Mark Gurman at Bloomberg says that the ARM transition is imminent:

Apple Inc. is preparing to announce a shift to its own main processors in Mac computers, replacing chips from Intel Corp., as early as this month at its annual developer conference, according to people familiar with the plans.

The company is holding WWDC the week of June 22. Unveiling the initiative, codenamed Kalamata, at the event would give outside developers time to adjust before new Macs roll out in 2021, the people said. Since the hardware transition is still months away, the timing of the announcement could change, they added, while asking not to be identified discussing private plans.

We have, of course, been expecting this move for some time now, but it certainly seems as though the evidence is mounting for an announcement at WWDC.

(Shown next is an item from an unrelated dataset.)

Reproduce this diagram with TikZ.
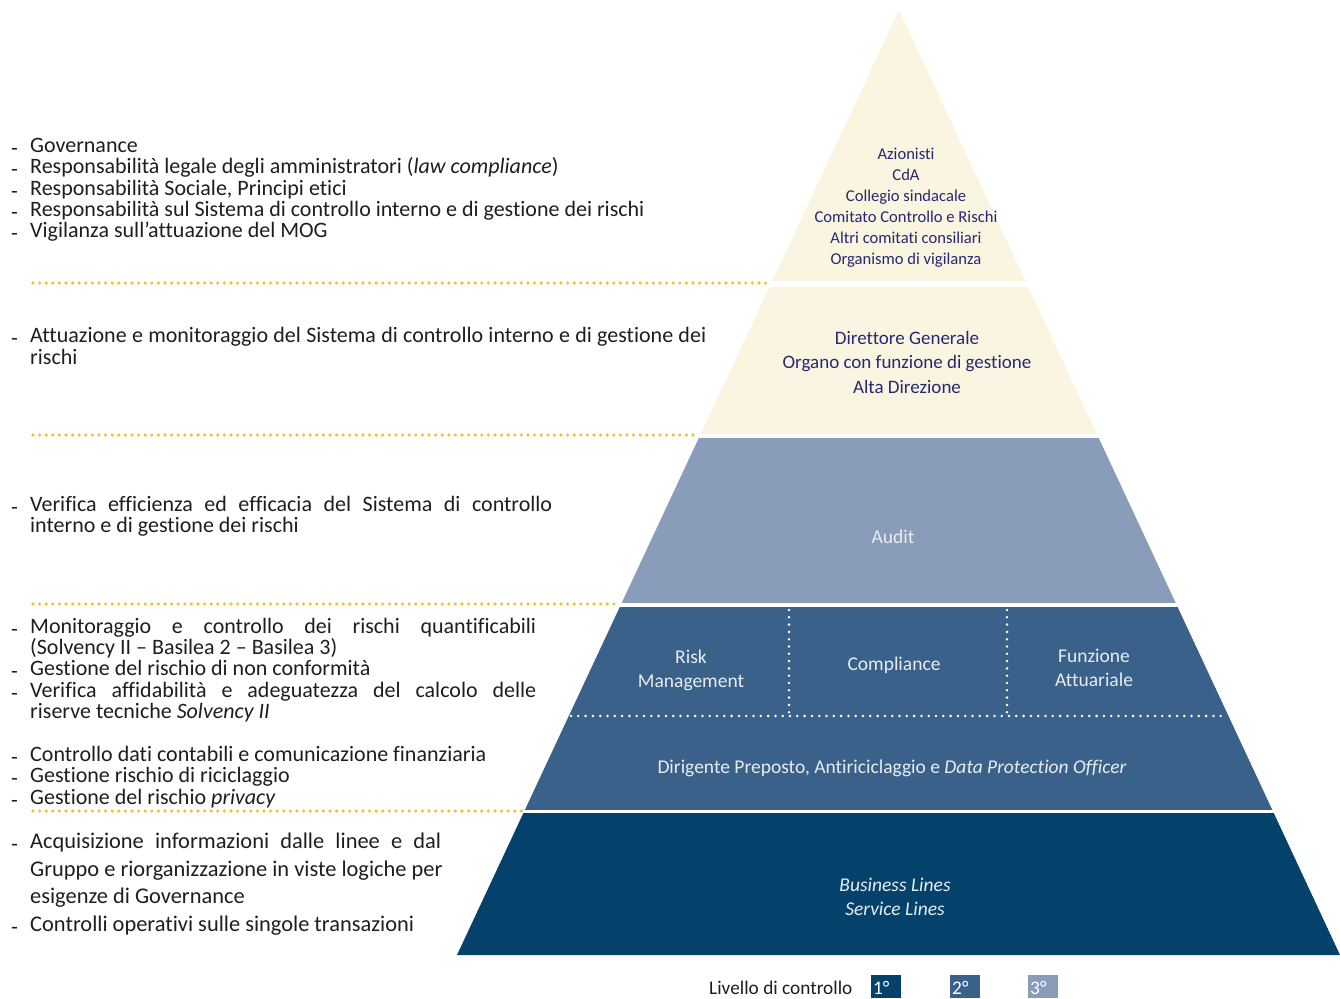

Gurman’s report contains a few interesting tidbits, such as the fact that the hardware transition is still months off, suggesting that developers will be given a healthy heads up to adapt their software before new products start to arrive.

It also lends credence to the idea of the iPad Pro as a stealth ARM Mac development kit, since those developers will presumably need to test their software on something.1

Gurman also says that Apple’s internal tests show significant performance gains in graphics performance and AI-based apps, and suggests that power efficiency should be better as well. That raises an interesting question, to my mind: is there any place where Apple’s chips don’t measure up to Intel’s? Price? Non-graphics compute performance? Or is it all upside?

This is likely to be the biggest shift in the Mac since the Intel transition, although given Apple’s penchant for keeping underlying technical shifts seamless, it may go largely unnoticed by many users. With just under two weeks until WWDC, looks like we’ll find out sooner rather than later.

  1. My guess is that, if Apple did take this approach, it would be limited to the 2018 and 2020 iPad Pro models, since they have support for the Magic Keyboard and a USB-C port.